Our only concern is: "Is the 4th card a King?"

Answer: . $P(\text{4th is King}) \:=\:\frac{4}{52} \:=\:\frac{1}{13}$

~ ~ ~ ~ ~ ~ ~ ~ ~ ~ ~ ~ ~ ~ ~ ~ ~ ~ ~ ~ ~ ~ ~ ~ ~ ~ ~ ~ ~

Further proof:

There are $52!$ possible arrangements of the 52 cards.

How many of them have a King in the 4th position?
. . There are 4 choices of Kings for the 4th position.
. . The other 51 cards can be arranged in $51!$ ways.
Hence, there are $4\cdot51!$ ways

Therefore: . $P(\text{4th is King}) \:=\:\frac{4\cdot51!}{52!} \:=\:\frac{4}{52} \:=\:\frac{1}{13}$

~ ~ ~ ~ ~ ~ ~ ~ ~ ~ ~ ~ ~ ~ ~ ~ ~ ~ ~ ~ ~ ~ ~ ~ ~ ~ ~ ~ ~ ~

In general, the probability that the $n^{th}$ card is a King is $\frac{1}{13}.$
• Feb 19th 2013, 04:38 PM
HallsofIvy
Re: Basic Probability Question (Deck of Cards)
This is how I would think about it: I presume you know that "if an event can happen in N "equally likely ways" and M of them give event "X" then the probability of event "X" is $\frac{M}{N}$.
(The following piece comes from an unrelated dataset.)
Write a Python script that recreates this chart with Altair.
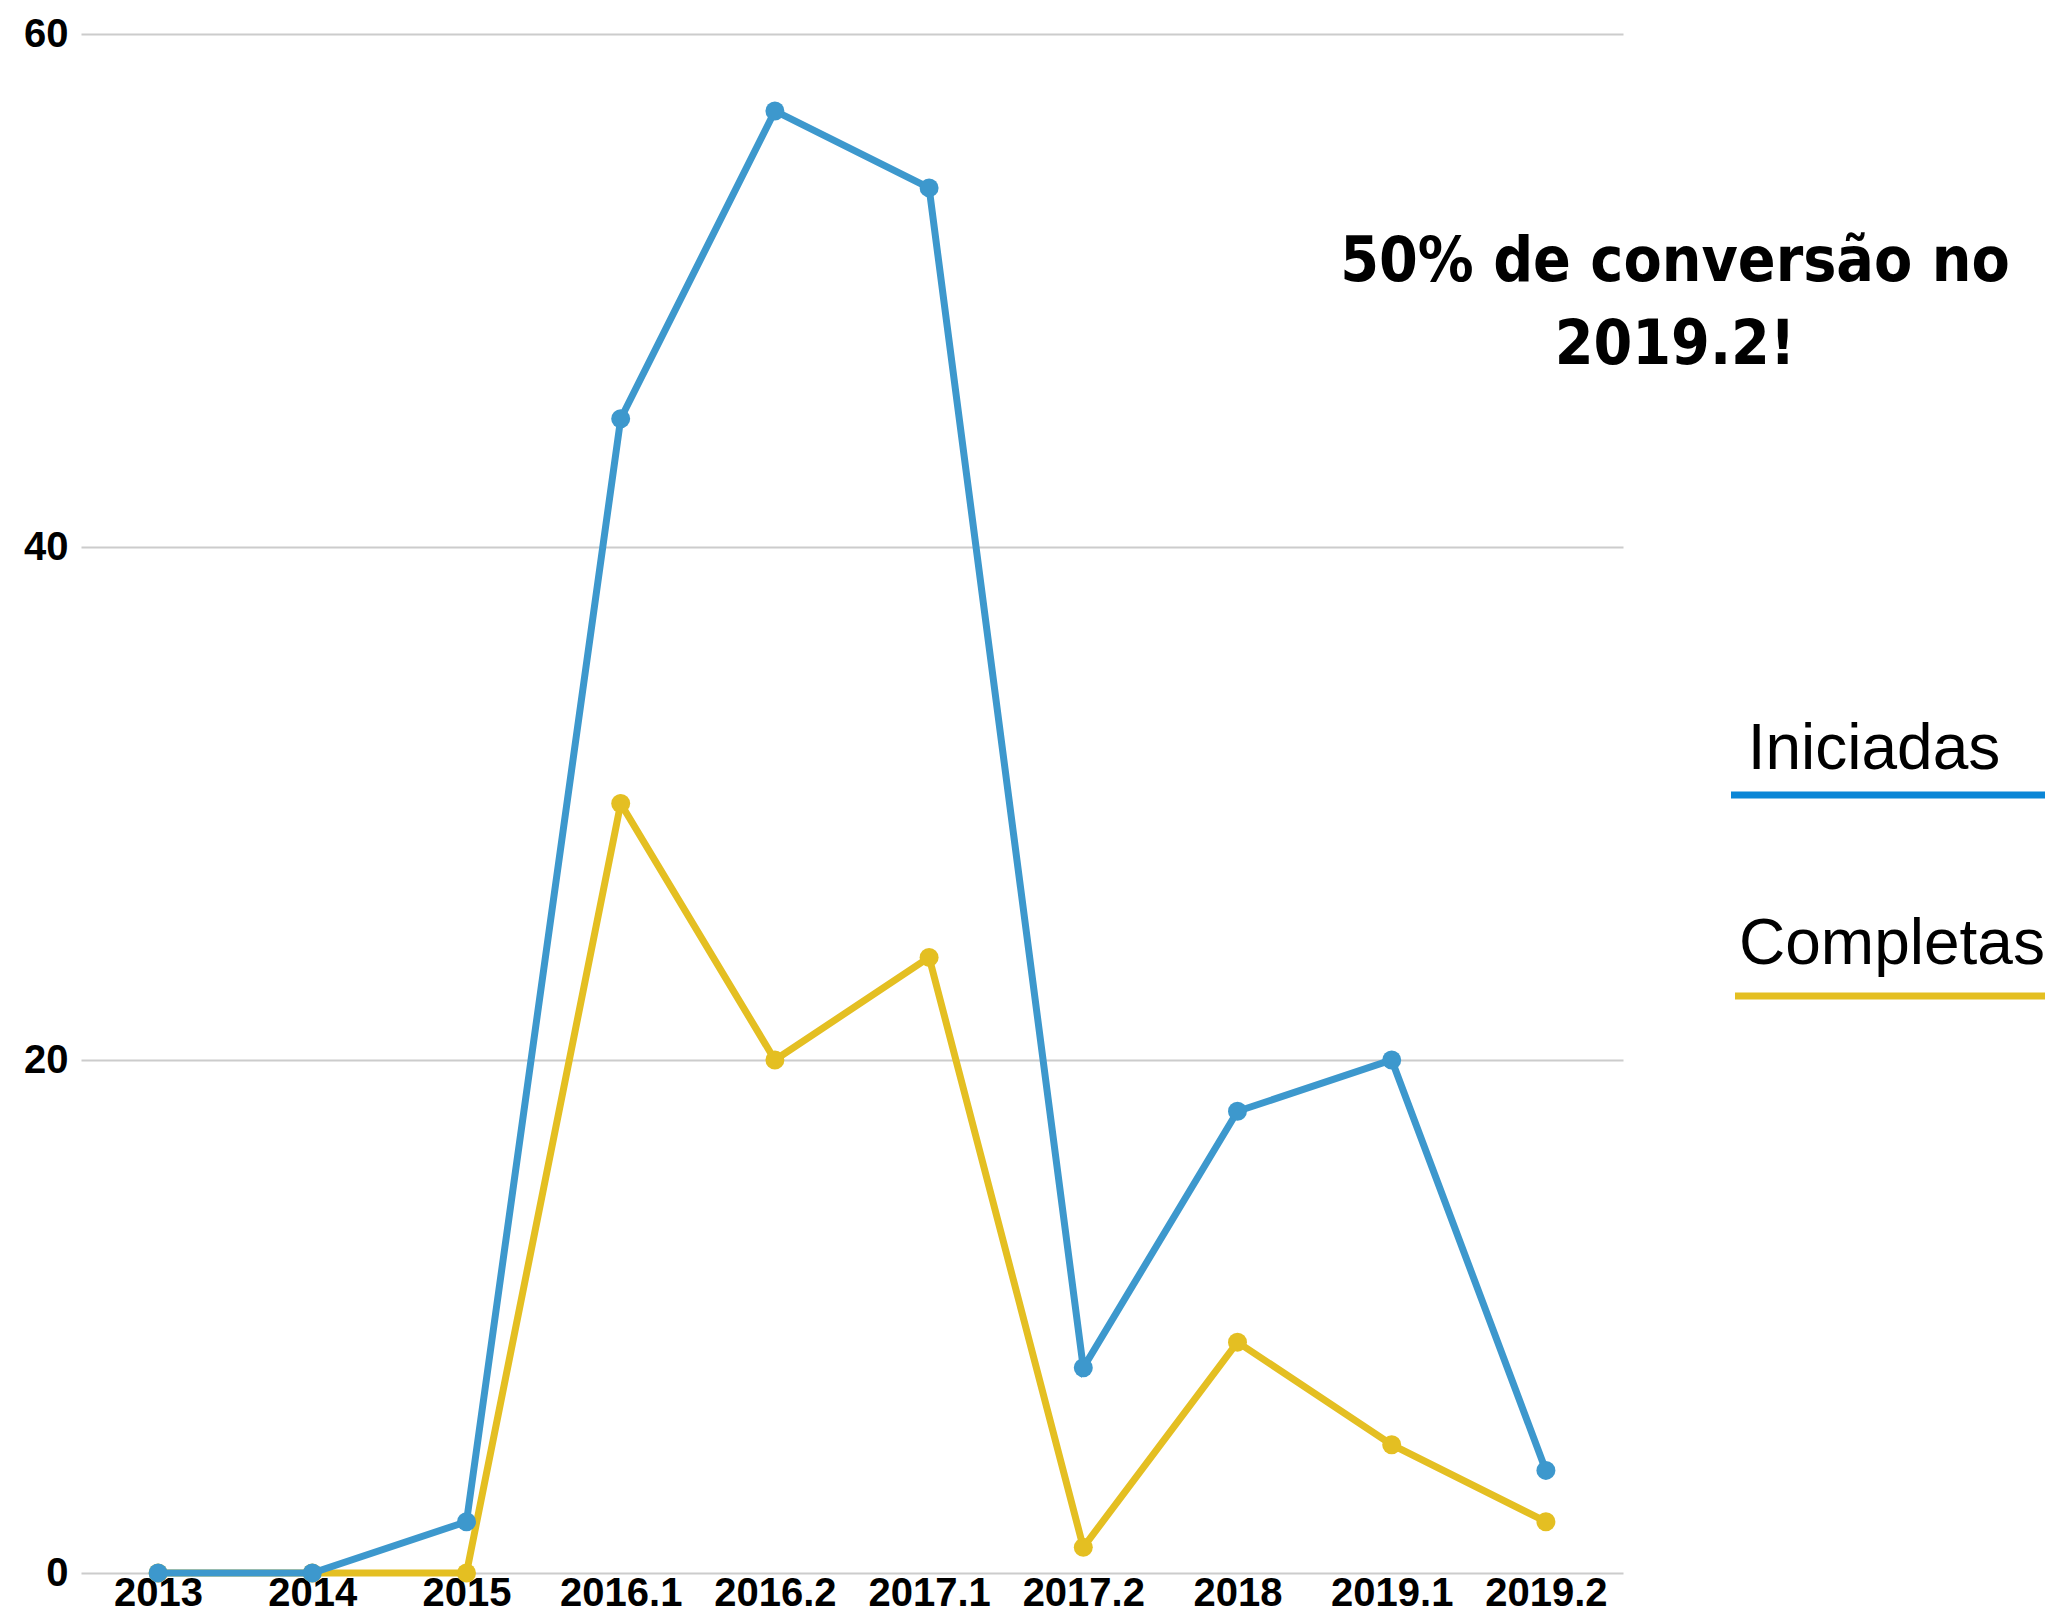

For example, there are four kings in a standard deck of 52 cards, so the probability of getting a king on the first draw is 4/52= 1/13. But you want a king on the second draw. Since this is "without replacement", there will be 51 cards in the deck on the second draw. But how many kings? That depends on what happened on the first draw. If the first draw was a king, there will be, now, 3 kings left so the probability of a king on the second draw is 3/51= 1/17. If the first draw was not a king, there will be, now, 4 kings left so the probability of a king on the second draw is 4/51.

We have to "weight" those two probabilities by the probability they will happen: the probability of a king on the first draw is, as before, 4/52= 1/13. The probability of any thing other than a king on the first draw is 1- 1/13= 12/13. The "weighted average" will be (1/13)(1/17)+ (12/13)(4/51)= 1/221+ 48/663= 3/661+ 48/663= 51/663= 1/13.